On 19 April 2012 the Office of Fair Trading ("OFT") said that it had fined British Airways £58.5 million, in a decision which would bring its investigation into price fixing in relation to fuel surcharges to a conclusion.

Collusion with Virgin Atlantic

The case against British Airways related to its collusion with rival Virgin Atlantic in pricing surcharges on long-haul flights. In an original decision in August 2007, British Airways had agreed to pay a fine of £121.5 million for anti-competitive practices that took place between 2004 and early 2006. This would have been the largest civil fine ever imposed by the OFT. Virgin was not required to pay a fine because it reported the case to the watchdog in the first place.

The OFT said that the reduced penalty announced on Thursday reflected recent case law in calculating fines and the level of cooperation shown by British Airways since 2007 in particular.
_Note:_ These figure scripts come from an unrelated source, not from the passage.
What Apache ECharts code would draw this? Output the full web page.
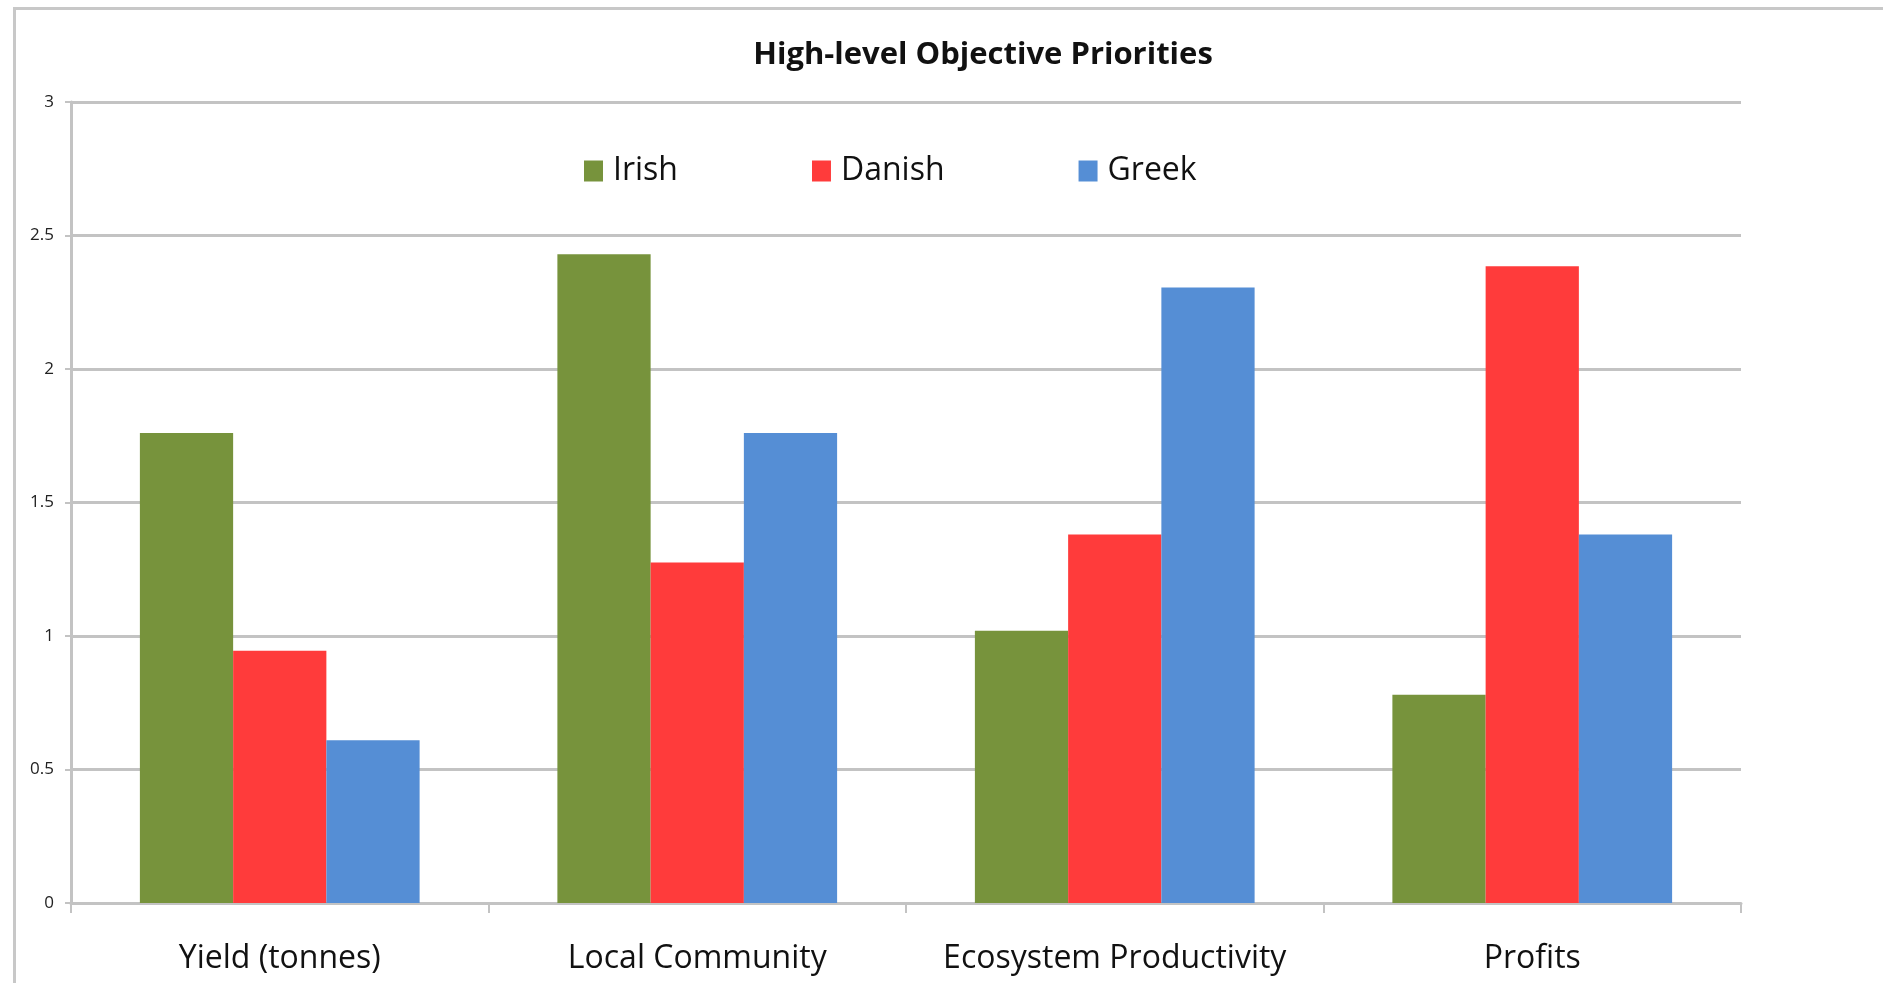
<!DOCTYPE html>
<html>
<head>
<meta charset="utf-8">
<script src="https://cdn.jsdelivr.net/npm/echarts@6/dist/echarts.min.js"></script>
<style>
html,body{margin:0;padding:0;background:#fff;}
#chart{width:1883px;height:983px;}
</style>
</head>
<body>
<div id="chart"></div>
<script>
const titleText = 'High-level Objective Priorities';
const categories = ['Yield (tonnes)', 'Local Community', 'Ecosystem Productivity', 'Profits'];
const seriesNames = ['Irish', 'Danish', 'Greek'];
const irish = [1.76, 2.43, 1.02, 0.78];
const danish = [0.945, 1.275, 1.38, 2.385];
const greek = [0.61, 1.76, 2.305, 1.38];
const yTicks = [0, 0.5, 1, 1.5, 2, 2.5, 3];
const colors = ['#77933C', '#FF3B3B', '#558ED5'];

const chart = echarts.init(document.getElementById('chart'));
const font = '"Open Sans", "Noto Sans", sans-serif';
const gridColor = '#c3c3c3';
const valuesBySeries = [irish, danish, greek];

chart.setOption({
  animation: false,
  backgroundColor: '#ffffff',
  graphic: [{
    type: 'rect',
    left: 12, top: 6,
    shape: { width: 1900, height: 1000 },
    style: { fill: 'none', stroke: '#c8c8c8', lineWidth: 3 },
    silent: true
  }],
  title: {
    text: titleText,
    left: 978,
    top: 35,
    textAlign: 'center',
    textStyle: { fontFamily: font, fontSize: 31, fontWeight: 'bold', color: '#111' }
  },
  legend: {
    data: seriesNames,
    left: 579,
    top: 150,
    itemWidth: 19,
    itemHeight: 21,
    itemGap: 134,
    icon: 'rect',
    textStyle: { fontFamily: font, fontSize: 32, color: '#111', padding: [0, 0, 0, 5] }
  },
  grid: { left: 71, right: 142, top: 102, bottom: 80, containLabel: false },
  xAxis: {
    type: 'category',
    data: categories,
    axisLine: { lineStyle: { color: gridColor, width: 3 } },
    axisTick: { show: true, interval: 0, length: 10, lineStyle: { color: gridColor, width: 2 }, alignWithLabel: false },
    axisLabel: { interval: 0, fontFamily: font, fontSize: 32, color: '#111', margin: 40 },
    splitLine: { show: false }
  },
  yAxis: {
    type: 'value',
    min: yTicks[0],
    max: yTicks[yTicks.length - 1],
    interval: 0.5,
    axisLine: { show: true, lineStyle: { color: gridColor, width: 3 } },
    axisTick: { show: true, length: 6, lineStyle: { color: gridColor, width: 2 } },
    axisLabel: { fontFamily: font, fontSize: 17, color: '#222', margin: 17 },
    splitLine: { show: true, lineStyle: { color: gridColor, width: 3 } }
  },
  series: seriesNames.map((name, i) => ({
    name: name,
    type: 'bar',
    data: valuesBySeries[i],
    barGap: '0%',
    barCategoryGap: '33%',
    itemStyle: { color: colors[i] }
  }))
});
</script>
</body>
</html>
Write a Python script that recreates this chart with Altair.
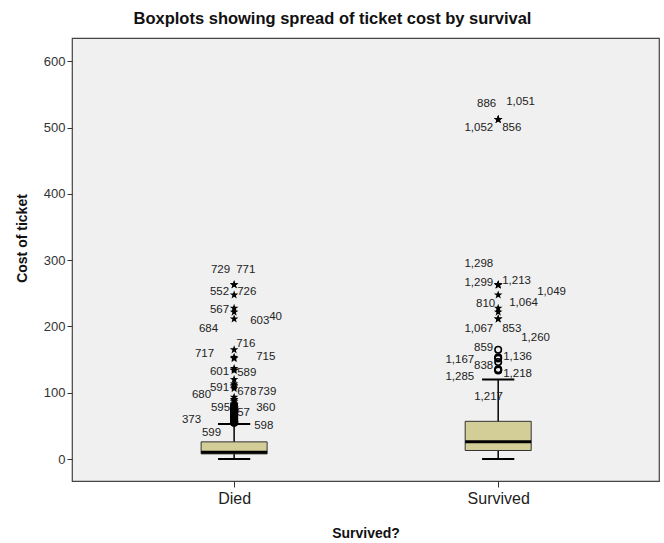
import altair as alt
import pandas as pd

# ---- summary statistics per group ----
groups = ["Died", "Survived"]
q1 = [7.9, 13.0]
median = [10.5, 26.0]
q3 = [26.0, 57.0]
whisker_low = [0.0, 0.0]
whisker_high = [53.1, 120.0]

# ---- outliers (circles: > 1.5 IQR, stars: > 3 IQR) ----
died_circles = [79.7, 79.2, 78.9, 78.0, 76.7, 75.3, 73.5, 71.3, 71.0, 69.6, 69.3,
                66.6, 65.0, 63.4, 62.0, 61.2, 59.4, 57.8, 57.0, 56.9, 56.5, 55.9,
                55.4, 55.0]
died_stars = [263.0, 263.0, 247.5, 227.5, 221.8, 211.5, 164.9, 153.5, 151.6,
              136.8, 134.5, 133.7, 120.0, 113.3, 110.9, 108.9, 106.4, 93.5, 90.0,
              89.1, 86.5, 83.5, 82.3, 81.9]
survived_circles = [164.9, 153.5, 151.6, 146.5, 135.6, 134.5, 133.7]
survived_stars = [512.3, 512.3, 512.3, 263.0, 263.0, 262.4, 247.5, 227.5, 221.8,
                  211.5, 211.3]

# ---- case-number labels ----
died_labels = ["729", "771", "552", "726", "567", "603", "40", "684", "716", "717",
               "715", "601", "589", "591", "678", "739", "680", "595", "57", "360",
               "373", "598", "599"]
died_label_values = [285, 285, 252, 252, 225, 208, 214, 196, 173, 158, 154, 131,
                     130, 107, 101, 101, 96, 77, 69, 77, 59, 50, 39]
survived_labels = ["886", "1,051", "1,052", "856", "1,298", "1,299", "1,213",
                   "1,049", "810", "1,064", "1,067", "853", "1,260", "859", "1,167",
                   "1,136", "838", "1,285", "1,218", "1,217"]
survived_label_values = [535, 538, 499, 499, 294, 265, 268, 252, 234, 235, 196,
                         196, 182, 167, 149, 154, 140, 124, 128, 93]

# label placement: horizontal shift from the box centre (px) and text anchor side
died_label_dx = [-4, 2, -5, 3, -5, 16, 35, -16, 2, -20, 22, -5, 3, -5, 3, 23, -23,
                 -4, 3, 22, -33, 20, -13]
died_label_align = ["right", "left", "right", "left", "right", "left", "left",
                    "right", "left", "right", "left", "right", "left", "right",
                    "left", "left", "right", "right", "left", "left", "right",
                    "left", "right"]
survived_label_dx = [-2, 8, -5, 4, -5, -5, 4, 39, -3, 11, -5, 4, 23, -5, -24, 5, -5,
                     -24, 5, -24]
survived_label_align = ["right", "left", "right", "left", "right", "right", "left",
                        "left", "right", "left", "right", "left", "left", "right",
                        "right", "left", "right", "right", "left", "left"]

FONT = "Liberation Sans"
PLOT_W, PLOT_H = 587, 443
STEP = 264.0                      # px between the two category centres
X_DOMAIN = [-0.614, 1.609]
BOX_HALF = 0.125
CAP_HALF = 0.061

boxes = pd.DataFrame({
    "group": groups, "idx": [0, 1], "q1": q1, "median": median, "q3": q3,
    "lo": whisker_low, "hi": whisker_high,
})
boxes["bx"] = boxes["idx"] - BOX_HALF
boxes["bx2"] = boxes["idx"] + BOX_HALF
boxes["cx"] = boxes["idx"] - CAP_HALF
boxes["cx2"] = boxes["idx"] + CAP_HALF

circles = pd.DataFrame({
    "idx": [0] * len(died_circles) + [1] * len(survived_circles),
    "value": died_circles + survived_circles,
})
stars = pd.DataFrame({
    "idx": [0] * len(died_stars) + [1] * len(survived_stars),
    "value": died_stars + survived_stars,
})
labels = pd.DataFrame({
    "idx": [0] * len(died_labels) + [1] * len(survived_labels),
    "text": died_labels + survived_labels,
    "value": died_label_values + survived_label_values,
    "dx": died_label_dx + survived_label_dx,
    "align": died_label_align + survived_label_align,
})
labels["lx"] = labels["idx"] + labels["dx"] / STEP

xs = alt.Scale(domain=X_DOMAIN, nice=False, zero=False)
ys = alt.Scale(domain=[-33, 635], nice=False, zero=False)

x_axis = alt.Axis(
    values=[0, 1], labelExpr="datum.value == 0 ? 'Died' : 'Survived'",
    title="Survived?", grid=False, domain=False, tickSize=6, tickColor="#333333",
    labelFont=FONT, labelFontSize=16, labelColor="#222222", labelPadding=3,
    titleFont=FONT, titleFontSize=14, titleFontWeight="bold", titleColor="#111111",
    titleBaseline="middle", titleY=52,
)
y_axis = alt.Axis(
    values=[0, 100, 200, 300, 400, 500, 600], title="Cost of ticket", grid=False,
    domain=False, tickSize=5, tickColor="#333333", labelFont=FONT, labelFontSize=13,
    labelColor="#333333", labelPadding=2, titleFont=FONT, titleFontSize=14,
    titleFontWeight="bold", titleColor="#111111", titleAngle=-90,
    titleAlign="center", titleBaseline="middle", titleX=-50, titleY=200,
)

base_box = alt.Chart(boxes)

whisker = base_box.mark_rule(color="#000000", strokeWidth=1.5).encode(
    x=alt.X("idx:Q", scale=xs, axis=x_axis),
    y=alt.Y("lo:Q", scale=ys, axis=y_axis),
    y2="hi:Q",
)
cap_low = base_box.mark_rule(color="#000000", strokeWidth=2).encode(
    x=alt.X("cx:Q", scale=xs), x2="cx2:Q", y=alt.Y("lo:Q", scale=ys),
)
cap_high = base_box.mark_rule(color="#000000", strokeWidth=2).encode(
    x=alt.X("cx:Q", scale=xs), x2="cx2:Q", y=alt.Y("hi:Q", scale=ys),
)
box = base_box.mark_rect(fill="#D3CE98", stroke="#333333", strokeWidth=1).encode(
    x=alt.X("bx:Q", scale=xs), x2="bx2:Q",
    y=alt.Y("q1:Q", scale=ys), y2="q3:Q",
)
med = base_box.mark_rule(color="#000000", strokeWidth=3).encode(
    x=alt.X("bx:Q", scale=xs), x2="bx2:Q", y=alt.Y("median:Q", scale=ys),
)

text_layers = []
for side in ["left", "right"]:
    text_layers.append(
        alt.Chart(labels[labels["align"] == side]).mark_text(
            align=side, baseline="middle", font=FONT, fontSize=11.5, color="#222222",
        ).encode(
            x=alt.X("lx:Q", scale=xs), y=alt.Y("value:Q", scale=ys), text="text:N",
        )
    )

circle_pts = alt.Chart(circles).mark_point(
    shape="circle", filled=False, color="#000000", size=42, strokeWidth=1.6, opacity=1,
).encode(x=alt.X("idx:Q", scale=xs), y=alt.Y("value:Q", scale=ys))

STAR = ("M0,-1L0.24,-0.33L0.95,-0.31L0.38,0.12L0.59,0.81L0,0.4L-0.59,0.81"
        "L-0.38,0.12L-0.95,-0.31L-0.24,-0.33Z")
star_pts = alt.Chart(stars).mark_point(
    shape=STAR, filled=True, color="#000000", size=80, opacity=1,
).encode(x=alt.X("idx:Q", scale=xs), y=alt.Y("value:Q", scale=ys))

chart = alt.layer(
    whisker, cap_low, cap_high, box, med, *text_layers, circle_pts, star_pts,
).properties(
    width=PLOT_W,
    height=PLOT_H,
    title=alt.TitleParams(
        "Boxplots showing spread of ticket cost by survival", font=FONT,
        fontSize=16.5, fontWeight="bold", color="#111111", anchor="middle",
        offset=11, dx=-33,
    ),
    autosize=alt.AutoSizeParams(type="none"),
    padding={"left": 72, "top": 38, "right": 5, "bottom": 62},
    background="#FFFFFF",
).configure_view(
    fill="#F0F0F0", stroke="#444444", strokeWidth=1.2,
)

chart.save("out.html", embed_options={"renderer": "svg", "actions": False})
Whistleblowers protected from liability

This case is a good example of how whistleblowers can avoid liability for cartel behaviour. As the whistleblower, Virgin Atlantic gained immunity from prosecution and escaped the massive fines that British Airways incurred. However, to guarantee its immunity, Virgin had to produce sufficient evidence for the OFT to bring a criminal trial – as well as field the prosecution's three key witnesses, including Steve Ridgway, the chief executive of Branson's airline.